Novak Djokovic says he is cautiously optimistic that he will be allowed to play at the 2023 Australian Open as legal negotiations continue. 

 

The 21-time Grand Slam champion was deported from the country in January following a high-profile legal battle with authorities over his visa. Djokovic said he was told he could use a medical exemption to enter the country despite not being vaccinated against COVID-19. At the time all arrivals needed to be vaccinated. The Australian border Force declared that exemption to be invalid and therefore his visa. Djokovic was then moved to an immigration facility before winning a court hearing over how his case was handled. However, in a second legal hearing, the High Court backed the government’s decision to deport the tennis star. 

As a result of being removed from Australia, Djokovic is currently banned from re-entering for three years. However, there is hope that this ban could be waived with the help of a new administration coming to power which is understood to be more sympathetic to the situation. 

“When it comes to Australia, there are some positive signs, but unofficially,” Djokovic said during a recent interview with Sportal“We are communicating through my lawyers in Australia. In fact, they are communicating with the authorities in charge of my case. I hope to have an answer in the next few weeks – whatever that answer might be, but of course I am hoping for a positive one – so that I have enough time to prepare for the start of the season, if that start is going to happen in Australia.”
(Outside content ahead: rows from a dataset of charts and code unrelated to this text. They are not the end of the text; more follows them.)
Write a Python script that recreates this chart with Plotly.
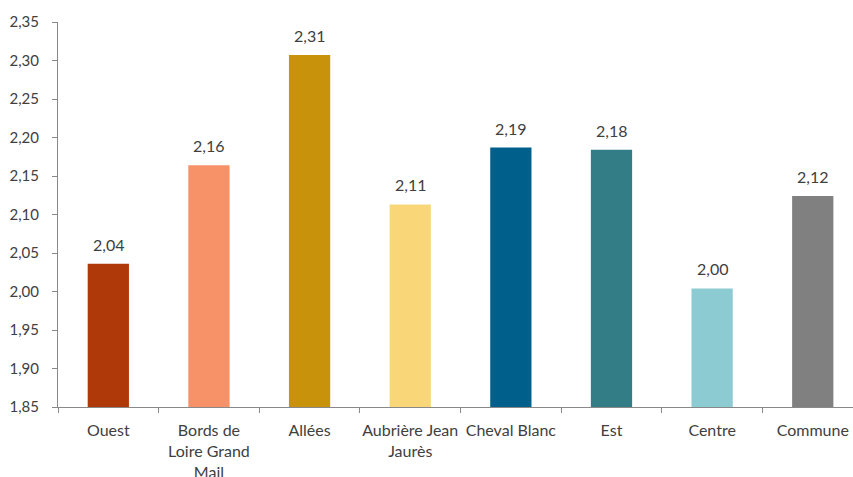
import plotly.graph_objects as go

categories = ["Ouest", "Bords de<br>Loire Grand<br>Mail", "Allées", "Aubrière Jean<br>Jaurès",
              "Cheval Blanc", "Est", "Centre", "Commune"]
values = [2.036, 2.164, 2.307, 2.113, 2.187, 2.184, 2.004, 2.124]
colors = ["#B0390A", "#F79167", "#C8930A", "#F9D778", "#005F8B", "#337D86", "#8DCBD3", "#808080"]
y_ticks = [1.85, 1.90, 1.95, 2.00, 2.05, 2.10, 2.15, 2.20, 2.25, 2.30, 2.35]

FONT = "Lato"
TEXT = "#404040"

fig = go.Figure(go.Bar(
    x=categories,
    y=values,
    marker=dict(color=colors, line=dict(width=0)),
))

# value labels above each bar, formatted with a decimal comma
for cat, val in zip(categories, values):
    fig.add_annotation(
        x=cat, y=val, xref="x", yref="y",
        text=f"{val:.2f}".replace(".", ","),
        showarrow=False, yanchor="bottom", yshift=8,
        font=dict(family=FONT, size=16, color=TEXT),
    )

fig.update_layout(
    width=853, height=477,
    margin=dict(l=58, r=0, t=22, b=70),
    paper_bgcolor="white", plot_bgcolor="white",
    separators=", ",
    bargap=0.59,
    showlegend=False,
    font=dict(family=FONT, size=16, color=TEXT),
)

fig.update_xaxes(
    type="category",
    range=[-0.5, 7.4],
    showline=True, linecolor="#898989", linewidth=1,
    ticks="outside", tickson="boundaries", ticklen=5, tickcolor="#898989",
    ticklabelstandoff=9, tickangle=0, automargin=False,
    tickfont=dict(family=FONT, size=16, color=TEXT),
    showgrid=False,
)

fig.update_yaxes(
    range=[1.85, 2.35],
    tickvals=y_ticks,
    tickformat=".2f",
    showline=True, linecolor="#898989", linewidth=1,
    ticks="outside", ticklen=5, tickcolor="#898989",
    ticklabelstandoff=10, automargin=False,
    tickfont=dict(family=FONT, size=15, color=TEXT),
    showgrid=False, zeroline=False,
)

fig.write_html("out.html")
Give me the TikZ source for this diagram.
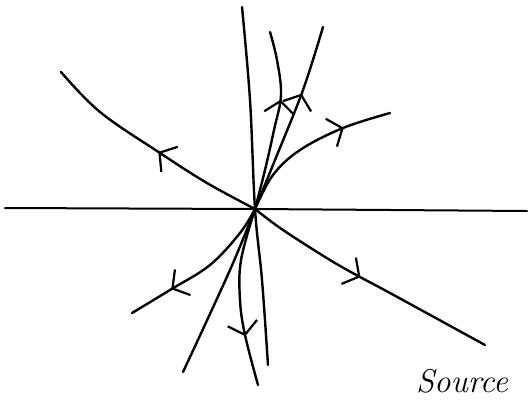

Not everybody is thrilled by the prospect of the Serbian being allowed back into Australia. Former Home Affairs minister Karen Andrews has previously described such a move as a ‘slap in the face for those in Australia who did the right thing and got vaccinated.’ 

Djokovic is still not vaccinated against COVID-19 and has repeatedly stated that he doesn’t intend on doing so. In an interview with the BBC earlier this year, he explained that he had reservations about what is injected into his body and was cautious about the side effects. The COVID-19 injection has been deemed safe by the World Health Organization (WHO). 

“I respect that everyone has a different way of thinking in relation to my situation and my circumstances. After all, I have never offended anyone or ever tried to be disrespectful in any way. I always tried to show that it is important for everyone to have the right and freedom of choice.” He said. 
“For the choices I made, I knew there would be certain consequences like not going to America, and that is it. For Australia it was a different case, I had the exception, but in the end it did not work out. We know what happened, let’s not go back. This time I am waiting for the permission again. It is a good thing that they have now opened the borders for unvaccinated foreigners travelling to Australia. I have that ban, I hope it will be lifted. As I said, it is not in my hands, I hope the people in the Australian Government will give a positive answer, that is all.”

Djokovic is the most decorated male tennis player in Australian Open history with nine titles to his name. That is three more than his nearest challenges (Roy Emerson and Roger Federer both won the event six times). It was at Melbourne Park where he won his first major title back in 2008. 

“I really want to go there, I am over what happened this year and I just want to play tennis, it is what I do best. Australia has always been the place where I have played my best tennis, the results speak for themselves, so I am always extra motivated to go there. This time even more, so. I am hoping for a positive answer.” He concluded. 

The Australian Open will start on January 16th. It is unknown when a final decision regarding Djokovic’s participation will be made.